In certi mesi dell'anno il cielo di Bucarest si riempie di corvi. Tozzi e fuligginosi, i volatili gracchianti, si muovono in grossi stormi facendo scorribande d'aria e insetti da una parte all'altra della città, saettando tra i piani più alti dei palazzi, specchiandosi sulle pareti di vetro dei nuovi grattacieli, appollaiandosi, in piccole comunità, su antenne e alberi. Ma né i neri uccellacci, né il boato crescente delle automobili, né l'arroganza della nuova ricchezza, possono togliere fascino e poesia a Bucarest, alla mia Bucarest.

Ognuno di noi, si sa, ha strani luoghi del cuore che poco hanno a che fare con bellezza, opulenza, allegria; sono piuttosto incroci di dimensioni dove scopri, d'un tratto, che quello scorcio ti è stranamente familiare, che riesci a trovare le parole giuste in una lingua mai studiata, che ciò che trovi insopportabile in ogni altro posto del mondo, qui ti è invece tollerabile, addirittura simpatico.

Arrivata all'aeroporto Henri Coandă salgo in un taxi che mi accoglie con la solita, ammorbante musica dance romantica, con una deviazione per lavori e una scorciatoia non segnalata dal navigatore. Il tassista si affretta a spiegare che la sindaca ha approntato grandi migliorie e che ogni giorno la città sarà più bella ed efficiente. "Ci credo" rispondo.

Costeggiamo il lago cittadino, il lago Herăstrău coi suoi ristoranti con terrazze, le piccole imbarcazioni e qualche pescatore solitario. Il parco intorno al lago è stato ricavato da una palude e aperto al pubblico negli anni Trenta, mentre è da sempre protetta una vasta area che ospita Il Museo del Villaggio romeno, una grande baita che celebra la vita quotidiana della popolazione autoctona delle origini. Il lago è un luogo molto amato dagli abitanti di Bucarest forse perché è placido e immobile, abbordabile, avvicinabile, un po' come loro.

Il libro in borsa in questo viaggio è scritto da uno dei più illustri romanzieri romeni contemporanei, Mircea Cărtărescu che ha unito strettamente il suo nome a questa città, descrivendone le tensioni e la sottocultura degli anni bui della dittatura, ma anche decodificandola attraverso i sentimenti più universali e profondi.

"... Bucarest, ammasso di costruzioni e vegetazione sotto un cielo sempre cangiante, mi appare come un quadro messo dentro una cornice un po' pretenziosa."
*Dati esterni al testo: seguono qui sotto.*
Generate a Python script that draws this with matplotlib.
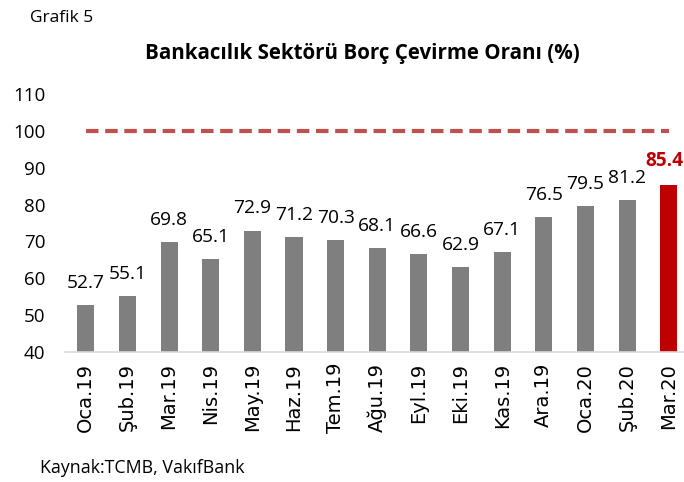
import matplotlib.pyplot as plt

# data
months = ['Oca.19', 'Şub.19', 'Mar.19', 'Nis.19', 'May.19', 'Haz.19', 'Tem.19',
          'Ağu.19', 'Eyl.19', 'Eki.19', 'Kas.19', 'Ara.19', 'Oca.20', 'Şub.20', 'Mar.20']
ratio = [52.7, 55.1, 69.8, 65.1, 72.9, 71.2, 70.3, 68.1, 66.6, 62.9, 67.1, 76.5, 79.5, 81.2, 85.4]
threshold = 100

plt.rcParams['font.family'] = ['Open Sans', 'DejaVu Sans']

fig = plt.figure(figsize=(6.84, 4.82), dpi=100)
ax = fig.add_axes([0.095, 0.27, 0.91, 0.535])

x = list(range(len(months)))
colors = ['#7f7f7f'] * (len(months) - 1) + ['#c00000']
ax.bar(x, ratio, width=0.41, color=colors, zorder=2)

# threshold line
ax.plot([x[0], x[-1]], [threshold, threshold], color='#c0504d', lw=3,
        dashes=(3, 1.6), zorder=3)

# value labels
for i, v in enumerate(ratio):
    last = i == len(ratio) - 1
    ax.text(i - (0.1 if last else 0), v + 3.6, f'{v:.1f}', ha='center', va='bottom',
            fontsize=13.8,
            fontweight='bold' if last else 'normal',
            color='#c00000' if last else 'black')

ax.set_ylim(40, 110)
ax.set_xlim(-0.5, 14.45)
ax.set_yticks(range(40, 111, 10))
ax.set_xticks(x)
ax.set_xticklabels(months, rotation=90, fontsize=14, family=['DejaVu Sans'])
ax.tick_params(axis='y', labelsize=13.5, length=0, pad=14)
ax.tick_params(axis='x', length=0, pad=8)
for s in ['top', 'right', 'left']:
    ax.spines[s].set_visible(False)
ax.spines['bottom'].set_color('#d9d9d9')
ax.spines['bottom'].set_linewidth(1.2)

fig.text(0.044, 0.963, 'Grafik 5', fontsize=12.5, va='center')
fig.text(0.53, 0.89, 'Bankacılık Sektörü Borç Çevirme Oranı (%)', fontsize=14.8,
         fontweight='bold', ha='center', va='center')
fig.text(0.058, 0.03, 'Kaynak:TCMB, VakıfBank', fontsize=12.8, va='center')

fig.savefig('out.png', dpi=100)
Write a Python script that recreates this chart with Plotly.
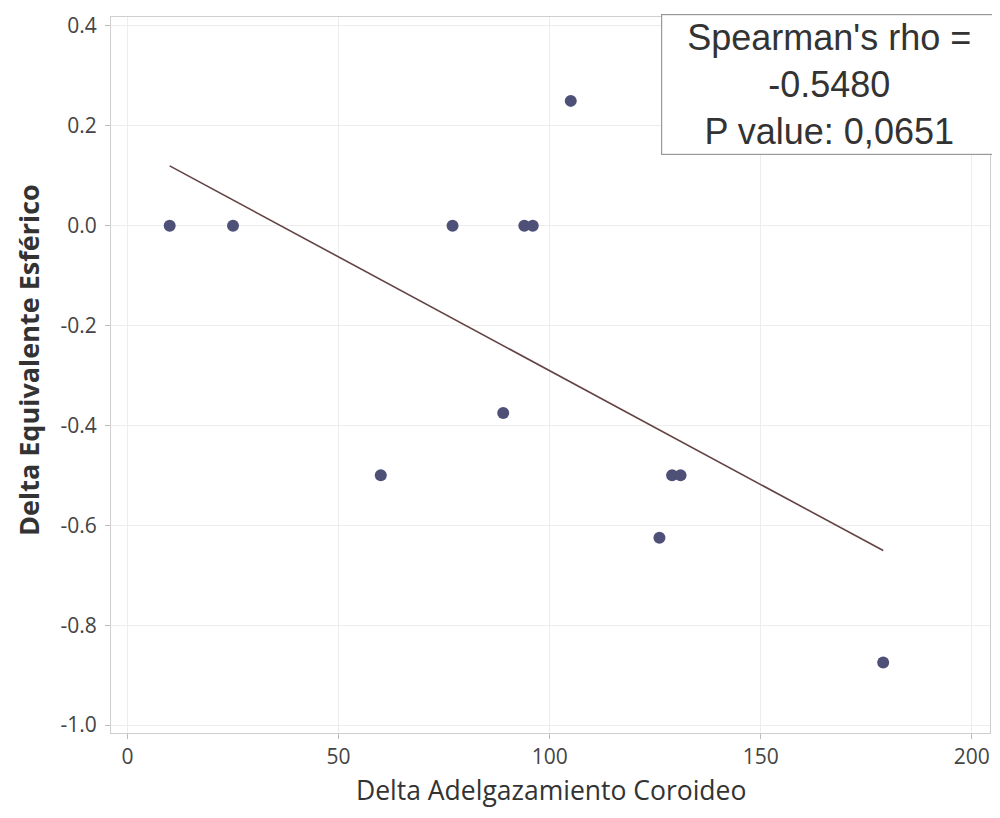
import numpy as np
import plotly.graph_objects as go

# Data
delta_adelgazamiento = [10, 25, 60, 77, 89, 94, 96, 105, 126, 129, 131, 179]
delta_equivalente = [0.0, 0.0, -0.5, 0.0, -0.375, 0.0, 0.0, 0.25, -0.625, -0.5, -0.5, -0.875]
x_ticks = [0, 50, 100, 150, 200]
x_tick_labels = ["0", "50", "100", "150", "200"]
y_ticks = [0.4, 0.2, 0.0, -0.2, -0.4, -0.6, -0.8, -1.0]
y_tick_labels = ["0.4", "0.2", "0.0", "-0.2", "-0.4", "-0.6", "-0.8", "-1.0"]
x_title = "Delta Adelgazamiento Coroideo"
y_title = "Delta Equivalente Esférico"
stats_text = "Spearman's rho =<br>-0.5480<br>P value: 0,0651"

# Least-squares fit line over the data range
slope, intercept = np.polyfit(delta_adelgazamiento, delta_equivalente, 1)
fit_x = [min(delta_adelgazamiento), max(delta_adelgazamiento)]
fit_y = [slope * v + intercept for v in fit_x]

fig = go.Figure()
fig.add_trace(go.Scatter(
    x=fit_x, y=fit_y, mode="lines",
    line=dict(color="#634343", width=1.6),
    showlegend=False, hoverinfo="skip"))
fig.add_trace(go.Scatter(
    x=delta_adelgazamiento, y=delta_equivalente, mode="markers",
    marker=dict(color="#4f5077", size=12),
    showlegend=False))

axis_font = dict(family="Open Sans, sans-serif", size=21, color="#444")
# page body has a default 8px margin, so the figure is sized to fit the window exactly
fig.update_layout(
    width=984, height=802,
    margin=dict(l=103, r=2, t=9, b=77),
    paper_bgcolor="white", plot_bgcolor="white",
    font=dict(family="Open Sans, sans-serif", color="#333"),
    xaxis=dict(
        range=[-3.9, 204.3], tickvals=x_ticks, ticktext=x_tick_labels, tickfont=axis_font,
        showgrid=True, gridcolor="#ededed", gridwidth=1,
        zeroline=False, showline=True, linecolor="#cfcfcf", mirror=True,
        ticks="outside", ticklen=5, tickcolor="#bbbbbb", automargin=False),
    yaxis=dict(
        range=[-1.016, 0.418], tickvals=y_ticks, ticktext=y_tick_labels, tickfont=axis_font,
        showgrid=True, gridcolor="#ededed", gridwidth=1,
        zeroline=False, showline=True, linecolor="#cfcfcf", mirror=True,
        ticks="outside", ticklen=5, tickcolor="#bbbbbb", ticklabelstandoff=4,
        automargin=False),
)
# axis titles
fig.add_annotation(
    xref="paper", yref="paper", x=0.5, y=0, yshift=-57,
    xanchor="center", yanchor="middle", showarrow=False,
    text=x_title, font=dict(family="Open Sans, sans-serif", size=26.5, color="#333"))
fig.add_annotation(
    xref="paper", yref="paper", x=0, y=0.5, xshift=-83, yshift=15,
    xanchor="center", yanchor="middle", showarrow=False, textangle=-90,
    text="<b>" + y_title + "</b>", font=dict(family="Open Sans, sans-serif", size=27, color="#333"))
# statistics box
fig.add_annotation(
    xref="paper", yref="paper", x=1.008, y=1.004,
    xanchor="right", yanchor="top",
    text=stats_text, showarrow=False, align="center",
    width=330,
    font=dict(family="Liberation Sans, Arial, sans-serif", size=36, color="#333"),
    bordercolor="#999999", borderwidth=1.2, borderpad=2, bgcolor="white")

fig.write_html("out.html")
La cerchia di palazzi ottocenteschi sopravvissuti alla demolizione sistematica di Ceaușescu, ospita musei e teatri cittadini: sono edifici ingrigiti e ingialliti e assaliti da cartelloni pubblicitari e insegne luminose, ma ci restituiscono ancora intatta l'immagine di una capitale colta ed elegante. Ma basta svoltare all'angolo sbagliato per ritrovarsi nei viali dei gerarchi che, in geometrie perfette e con edifici duplicati inesorabilmente nello stesso identico modo, conducono al mostruoso, gigantesco palazzo del dittatore. Gli amici romeni, non lo nominano, non lo guardano, per loro non esiste; ed è davvero strano il destino di questo mastodontico simbolo d ricchezza e sopraffazione, essere diventato l'invisibile sede del Parlamento di una Repubblica democraticamente eletta. Nei giardini, dove un tempo dozzine di giardinieri sceglievano la rosa più bella per la first lady, oggi si esibiscono le rock band più famose del mondo.

Mircea Cărtărescu ha scritto la trilogia "Abbacinante" che rappresenta una di quelle letture "indimenticabili" , difficili da recensire. Molto più facile è abbandonarsi ad essa e, quasi di colpo, capire tutta una città, una storia e un popolo.

" ... camminavo in un mondo sprovvisto di tempo, sul marciapiede del viale del cinema, in direzione del Circolo Militare, in una Bucarest in cui ogni edificio era soltanto una facciata di cartongesso, puntellata da impalcature traballanti. Una città costruita con le pinzette dentro una bottiglia vere e panciuta."

La bellezza di questa città emerge per caso, all'improvviso, come fa la vera bellezza: è una strada con piccoli giardini settecenteschi, è una piazza dalle ombre arabescate, un bar, un negozio, una libreria... Come la libreria Cărturești Carusel, considerata semplicemente la più bella d'Europa. Ma forse ancora di più, ai miei occhi, è il sentimento di dignità e amorevolezza che si esprime, quasi ingenuo, in tante piccole forme: l'amore verso i cani randagi che vengono adottati da interi condomini, la vendita di cianfrusaglie per strada da parte di eleganti signore di mezza età, è il sorriso benevolo di un popolo timido che rincorre la propria identità.